Now these intermediate forms which are impressed upon the common sense in sleep are turned over by it to the phantasy and by the latter to the memory. When the person awakes, he recovers the forms from the memory just as they were deposited there by the phantasy. He then consults his thinking power; and if this is spiritual and pure, the Intelligence endows him with its light and splendor and reveals to him the spiritual forms signified by the visions seen in sleep. He is then able to interpret the dream correctly. But if his powers of thought are not so good and are obscured by coverings, he cannot properly remove the husk from the kernel in the forms seen in sleep, is not able to penetrate to the true spirituality beneath, and his interpretation is erroneous.

This explanation does not really explain, but it is noteworthy as the first Jewish attempt to reduce prophecy to a psychological phenomenon, which was carried further by subsequent writers until it received its definitive form for the middle ages in Maimonides and Levi ben Gerson.

To sum up, Israeli is an eclectic.

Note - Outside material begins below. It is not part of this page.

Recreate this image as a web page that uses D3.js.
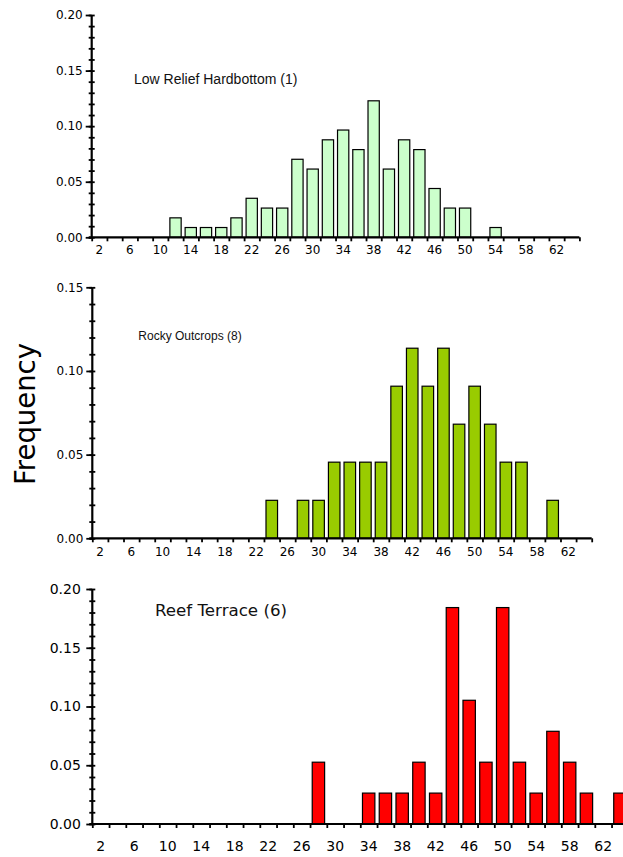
<!DOCTYPE html>
<html>
<head>
<meta charset="utf-8">
<script src="https://cdn.jsdelivr.net/npm/d3@7"></script>
<style>
body { margin: 0; background: #fff; }
svg { display: block; }
</style>
</head>
<body>
<svg id="chart" width="623" height="857"></svg>
<script>
// length classes (bin centres), 2 units wide
var bins = [2, 4, 6, 8, 10, 12, 14, 16, 18, 20, 22, 24, 26, 28, 30, 32,
            34, 36, 38, 40, 42, 44, 46, 48, 50, 52, 54, 56, 58, 60, 62, 64];
var xLabels = [2, 6, 10, 14, 18, 22, 26, 30, 34, 38, 42, 46, 50, 54, 58, 62];

// frequencies, one per bin
var lowRelief = [0, 0, 0, 0, 0, 0.0175, 0.0088, 0.0088, 0.0088, 0.0175, 0.0351, 0.0263, 0.0263, 0.0702, 0.0614, 0.0877,
                 0.0965, 0.0789, 0.1228, 0.0614, 0.0877, 0.0789, 0.0439, 0.0263, 0.0263, 0, 0.0088, 0, 0, 0, 0, 0];
var rockyOutcrops = [0, 0, 0, 0, 0, 0, 0, 0, 0, 0, 0, 0.0227, 0, 0.0227, 0.0227, 0.0455,
                     0.0455, 0.0455, 0.0455, 0.0909, 0.1136, 0.0909, 0.1136, 0.0682, 0.0909, 0.0682, 0.0455, 0.0455, 0, 0.0227, 0, 0];
var reefTerrace = [0, 0, 0, 0, 0, 0, 0, 0, 0, 0, 0, 0, 0, 0.0526, 0, 0,
                   0.0263, 0.0263, 0.0263, 0.0526, 0.0263, 0.1842, 0.1053, 0.0526, 0.1842, 0.0526, 0.0263, 0.0789, 0.0526, 0.0263, 0, 0.0263];

var titles = ["Low Relief Hardbottom (1)", "Rocky Outcrops (8)", "Reef Terrace (6)"];
var yTicksTop = [0, 0.05, 0.10, 0.15, 0.20];
var yTicksMid = [0, 0.05, 0.10, 0.15];
var yTicksBot = [0, 0.05, 0.10, 0.15, 0.20];

var svg = d3.select("#chart");

var panels = [
  { values: lowRelief, title: titles[0], yTicks: yTicksTop, yMax: 0.20,
    left: 91.7, right: 579.4, top: 15, bottom: 237.3, fill: "#ccffcc",
    fontSize: 12, yPad: 3, xPad: 8,
    tFont: "'Liberation Sans', Arial, sans-serif", tSize: 14, tx: 134, ty: 84, tLen: null },
  { values: rockyOutcrops, title: titles[1], yTicks: yTicksMid, yMax: 0.15,
    left: 92.3, right: 591.7, top: 287.3, bottom: 538.3, fill: "#99cc00",
    fontSize: 12, yPad: 3, xPad: 9.5,
    tFont: "'Liberation Sans', Arial, sans-serif", tSize: 12, tx: 138.3, ty: 340, tLen: null },
  { values: reefTerrace, title: titles[2], yTicks: yTicksBot, yMax: 0.20,
    left: 92.3, right: 628.3, top: 589, bottom: 824, fill: "#ff0000",
    fontSize: 14, yPad: 5.5, xPad: 17,
    tFont: "'Comic Sans MS', 'DejaVu Sans', sans-serif", tSize: 16, tx: 155, ty: 616, tLen: 132 }
];

panels.forEach(drawPanel);

function drawPanel(p) {
  var g = svg.append("g");

  var x = d3.scaleBand()
    .domain(bins)
    .range([p.left, p.right])
    .paddingInner(0.26)
    .paddingOuter(0.13);
  // bin edges
  var xEdge = d3.scaleLinear()
    .domain([0, bins.length])
    .range([p.left, p.right]);
  var y = d3.scaleLinear()
    .domain([0, p.yMax])
    .range([p.bottom, p.top]);

  var rows = bins.map(function(b, i) { return { bin: b, v: p.values[i] }; })
    .filter(function(d) { return d.v > 0; });

  g.selectAll("rect.bar")
    .data(rows)
    .join("rect")
    .attr("class", "bar")
    .attr("x", function(d) { return x(d.bin); })
    .attr("width", x.bandwidth())
    .attr("y", function(d) { return y(d.v); })
    .attr("height", function(d) { return y(0) - y(d.v); })
    .style("fill", p.fill)
    .style("stroke", "#000")
    .style("stroke-width", 1.2);

  var minor = y.ticks(Math.round(p.yMax / 0.01));

  // y axis: minor ticks both sides, major ticks + labels
  var yMinL = g.append("g").attr("transform", "translate(" + p.left + ",0)")
    .call(d3.axisLeft(y).tickValues(minor).tickSize(3).tickFormat(""));
  var yMinR = g.append("g").attr("transform", "translate(" + p.left + ",0)")
    .call(d3.axisRight(y).tickValues(minor).tickSize(3).tickFormat(""));
  var yMaj = g.append("g").attr("transform", "translate(" + p.left + ",0)")
    .call(d3.axisLeft(y).tickValues(p.yTicks).tickSize(6).tickPadding(p.yPad).tickFormat(d3.format(".2f")));

  // x axis: ticks at bin edges, labels at bin centres
  var xTk = g.append("g").attr("transform", "translate(0," + p.bottom + ")")
    .call(d3.axisBottom(xEdge).tickValues(d3.range(bins.length + 1)).tickSize(4).tickFormat(""));
  var xLab = g.append("g").attr("transform", "translate(0," + p.bottom + ")")
    .call(d3.axisBottom(x).tickValues(xLabels).tickSize(0).tickPadding(p.xPad));

  [yMinL, yMinR, yMaj, xTk, xLab].forEach(function(a) {
    a.select(".domain").remove();
    a.selectAll(".tick line").style("stroke", "#000").style("stroke-width", 1.8);
    a.selectAll("text")
      .style("font-family", "'DejaVu Sans', Verdana, sans-serif")
      .style("font-size", p.fontSize + "px")
      .style("fill", "#000");
  });

  // axis lines
  g.append("line")
    .attr("x1", p.left).attr("x2", p.left)
    .attr("y1", p.top).attr("y2", p.bottom)
    .style("stroke", "#000").style("stroke-width", 2.2);
  g.append("line")
    .attr("x1", p.left - 3).attr("x2", p.right)
    .attr("y1", p.bottom).attr("y2", p.bottom)
    .style("stroke", "#000").style("stroke-width", 2.2);

  var t = g.append("text")
    .attr("x", p.tx)
    .attr("y", p.ty)
    .style("font-family", p.tFont)
    .style("font-size", p.tSize + "px")
    .style("fill", "#111")
    .text(p.title);
  if (p.tLen) t.attr("textLength", p.tLen).attr("lengthAdjust", "spacingAndGlyphs");
}

svg.append("text")
  .attr("transform", "translate(35,414) rotate(-90)")
  .attr("text-anchor", "middle")
  .attr("textLength", 142)
  .attr("lengthAdjust", "spacingAndGlyphs")
  .style("font-family", "'Comic Sans MS', 'DejaVu Sans', sans-serif")
  .style("font-size", "28px")
  .style("fill", "#000")
  .text("Frequency");
</script>
</body>
</html>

There is no system of Jewish philosophy to be found in his writings. He had no such ambitions. He combines Aristotelian logic, physics and psychology with Neo-Platonic metaphysics, and puts on the surface a veneer of theistic creationism. His merit is chiefly that of a pioneer in directing the attention of Jews to the science and philosophy of the Greeks, albeit in Arab dress. There is no trace yet of the Kalam in his writings except in his allusions to the atomic theory and the denial of reward and punishment of animals.